Jimmy Corrigan, ein frustrierter Büroangestellter Mitte 30, ist einsam, schwärmt für eine Kollegin, die er nicht anzusprechen wagt, und hat keine soziale Beziehungen. Ausser zu seiner Mutter, mit der er mehrmals täglich telefoniert. Eines Tages ist aber nicht seine Mutter am Telefon, sondern sein Vater und lädt ihn zu sich ein. Das kommt völlig überraschend: Der Vater hat Mutter und Sohn kurz nach Jimmys Geburt verlassen.
Chris Ware weiss, wovon er spricht: Auch sein Vater verliess ihn kurz nach der Geburt. Auch sein Vater rief ihn rund dreissig Jahre später aus heiterem Himmel an. Und es ist kein Zufall, dass Jimmy Corrigan seinem Autor verdächtig ähnlich sieht.
Schmerzhafte Präzision
In «Jimmy Corrigan» schildert Chris Ware die erste und wohl einzige Begegnung zwischen Vater und Sohn. Eigentlich, sagt Chris Ware im Gespräch mit der für ihn typischen Tiefstapelei, seien die Ereignisse in «Jimmy Corrigan» wirklich langweilig: «Jimmy trifft seinen Vater. Ein paar Dinge geschehen. Dann kehrt Jimmy wieder nach Hause zurück.»
Langweilig? Tatsächlich geschieht nur wenig, bis auf ein paar kleinere, bis mittlere Pannen wie ein Autounfall, die die Annäherung von Vater und Sohn behindern. Aber nicht die tatsächlichen Ereignisse sind in «Jimmy Corrigan» wichtig, sondern die Emotionen, die Chris Ware mit geradezu schmerzhafter Präzision seziert. Wichtig sind auch die Stimmungen, die Leere und die Entfremdung zwischen zwei Menschen, die zu kommunizieren versuchen, aber nicht zueinander finden.
Der Rhythmus des Nichtssagenden
Er habe versucht, sagt Chris Ware im Gespräch, «den Rhythmus des Lebens zu erfassen, die kleinen Gesten, die Banalitäten und das Nichtssagende, die den grössten Teil unserer Kommunikation ausmachen.»
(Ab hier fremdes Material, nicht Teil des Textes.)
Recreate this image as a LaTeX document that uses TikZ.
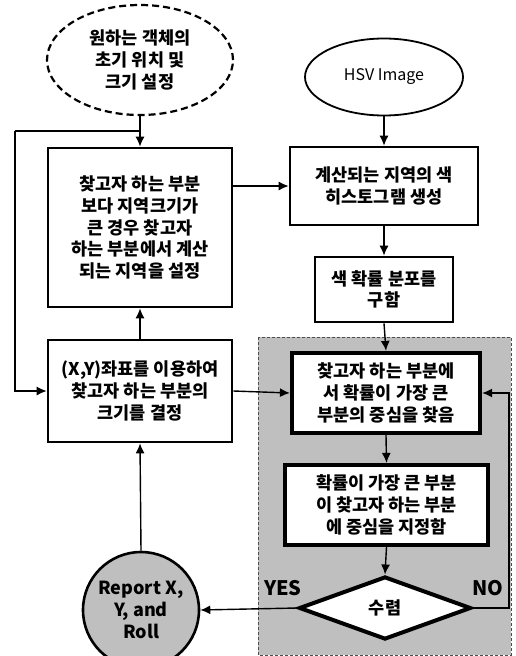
\documentclass[tikz,border=0pt]{standalone}
\usepackage{fontspec}
\setmainfont{Noto Sans CJK KR}
\usepackage{tikz}
\usetikzlibrary{shapes.geometric,arrows.meta}

\tikzset{
  box/.style={draw, line width=2.6pt, fill=white, align=center, inner sep=1pt,
              font=\fontsize{17.5}{21.7}\selectfont\bfseries},
  thickbox/.style={box, line width=4.2pt},
  arr/.style={line width=1.4pt, -{Latex[length=10pt,width=9pt]}},
  flow/.style={line width=1.4pt}
}

\begin{document}
\begin{tikzpicture}[x=1pt,y=-1pt]
% Define frame
\useasboundingbox (0,0) rectangle (516,656);
\begin{scope}
\clip (0,0) rectangle (516,656);
% Gray region
\draw[fill=black!25, draw=black!70, densely dashed, line width=0.8pt] (258,337) rectangle (511,655);
% Left column
\node[box, ellipse, dash pattern=on 7pt off 4pt, line width=2.2pt, minimum width=186pt, minimum height=110pt] (start) at (140,60)
  {원하는 객체의\\초기 위치 및\\크기 설정};
\node[box, minimum width=184pt, minimum height=159pt] (search) at (140,227.5)
  {찾고자 하는 부분\\보다 지역크기가\\큰 경우 찾고자\\하는 부분에서 계산\\되는 지역을 설정};
\node[box, minimum width=184pt, minimum height=102pt] (size) at (140,391)
  {(X,Y)좌표를 이용하여\\찾고자 하는 부분의\\크기를 결정};
\node[box, circle, fill=black!25, minimum size=116pt, font=\fontsize{18}{22}\selectfont\bfseries] (report) at (141,610)
  {Report X,\\Y, and\\Roll};
% Right column
\node[box, ellipse, line width=1.8pt, minimum width=158pt, minimum height=77pt, font=\fontsize{16}{18}\selectfont] (hsv) at (384,77)
  {HSV Image};
\node[box, minimum width=188pt, minimum height=78pt] (hist) at (384,186)
  {계산되는 지역의 색\\히스토그램 생성};
\node[box, minimum width=138pt, minimum height=65pt] (prob) at (384,289.5)
  {색 확률 분포를\\구함};
\node[thickbox, minimum width=188pt, minimum height=80pt] (center) at (386,393)
  {찾고자 하는 부분에\\서 확률이 가장 큰\\부분의 중심을 찾음};
\node[thickbox, minimum width=203pt, minimum height=80pt] (assign) at (386.5,505)
  {확률이 가장 큰 부분\\이 찾고자 하는 부분\\에 중심을 지정함};
\node[box, diamond, line width=4pt, aspect=2.7, minimum width=172pt, minimum height=63pt, inner sep=0pt] (conv) at (385,608)
  {수렴};
% Labels
\node[font=\fontsize{20}{22}\selectfont\bfseries] (yes) at (283,588) {YES};
\node[font=\fontsize{20}{22}\selectfont\bfseries] (no) at (488,588) {NO};
% Connectors
\coordinate (loop) at (141,131);
\draw[arr] (start.south) -- (search.north);
\draw[flow] (loop) -- (15,131) coordinate (loopturn);
\draw[arr] (loopturn) |- (size.west);
\draw[arr] (size.north) -- (search.south);
\draw[arr] (search.east |- hist.west) -- (hist.west);
\draw[arr] (hsv.south) -- (hist.north);
\draw[arr] (hist.south) -- (prob.north);
\draw[arr] (prob.south) -- (center.north);
\draw[arr] (size.east) -- (center.west);
\draw[arr] (center.south) -- (assign.north);
\draw[arr] (assign.south) -- (conv.north);
\draw[arr] (conv.east) -- ++(36,0) |- (center.east);
\draw[arr] (conv.west) -- (report.east);
\draw[arr] (report.north) -- (size.south);
\end{scope}
\end{tikzpicture}
\end{document}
Statt, wie die meisten Comics, die dynamischen Höhepunkte jeder Handlung zu inszenieren, zeigt Chris Ware die Momente, die normalerweise im weissen Rand zwischen den Einzelbildern untergehen. So dröselt er ein Schweigen auch schon mal auf in eine endlose Reihe winziger, stummer Bilder, bisweilen durchbrochen von Jimmys Erinnerungen, von beiläufigen Gedanken, von Wunschträumen oder Mordgelüsten.
Immer wieder unterbricht Chris Ware die Begegnung zwischen Vater und Sohn mit Rückblenden: Er schildert die triste Kindheit und Jugend von Jimmy, und er verknüpft Jimmys Schicksal mit dem seines Grossvaters: Auch dieser wurde von seinem Vater verlassen. So schafft Chris Ware eine vier Generationen umspannende Familiensaga um väterliches Versagen und unerträgliche Einsamkeit.
Verdrängte Gefühle
«Jimmy Corrigan» ist von einer Dichte und Eindringlichkeit, von einer beklemmenden Wahrhaftigkeit und schier hoffnungslosen Traurigkeit, die ihresgleichen suchen. Das liegt nicht zuletzt an Chris Wares Bildsprache, die in einem vermeintlichen Widerspruch zum Inhalt steht: Auf den ersten Blick wirken Wares Comics kühl, glatt und perfektionistisch. Der Strich ist kontrolliert, die Seiten sind kunstvoll komponiert. Unter dieser geradezu pedantisch sauberen Oberfläche jedoch gären die Emotionen, tief, roh und beklemmend.
Unsere ganze Kultur basiert darauf, sagt Chris Ware, «diese Gefühle zu verdrängen und alles so sauber wie nur möglich zu präsentieren. Natürlich will auch ich etwas schaffen, das hübsch anzuschauen ist. Gleichzeitig – und das ist viel wichtiger – will ich aber etwas vermitteln, das sich real anfühlt und emotional bewegt.»
Mit «Jimmy Corrigan» hat Chris Ware neue Massstäbe gesetzt, formal und inhaltlich, als Erzähler und als Gestalter. Er hat die Ausdrucksmöglichkeiten des Comics erweitert und revolutioniert, und damit hat er entscheidend dazu beigetragen, dass der Comic heute als literarische Gattung ernster genommen wird, als je zuvor.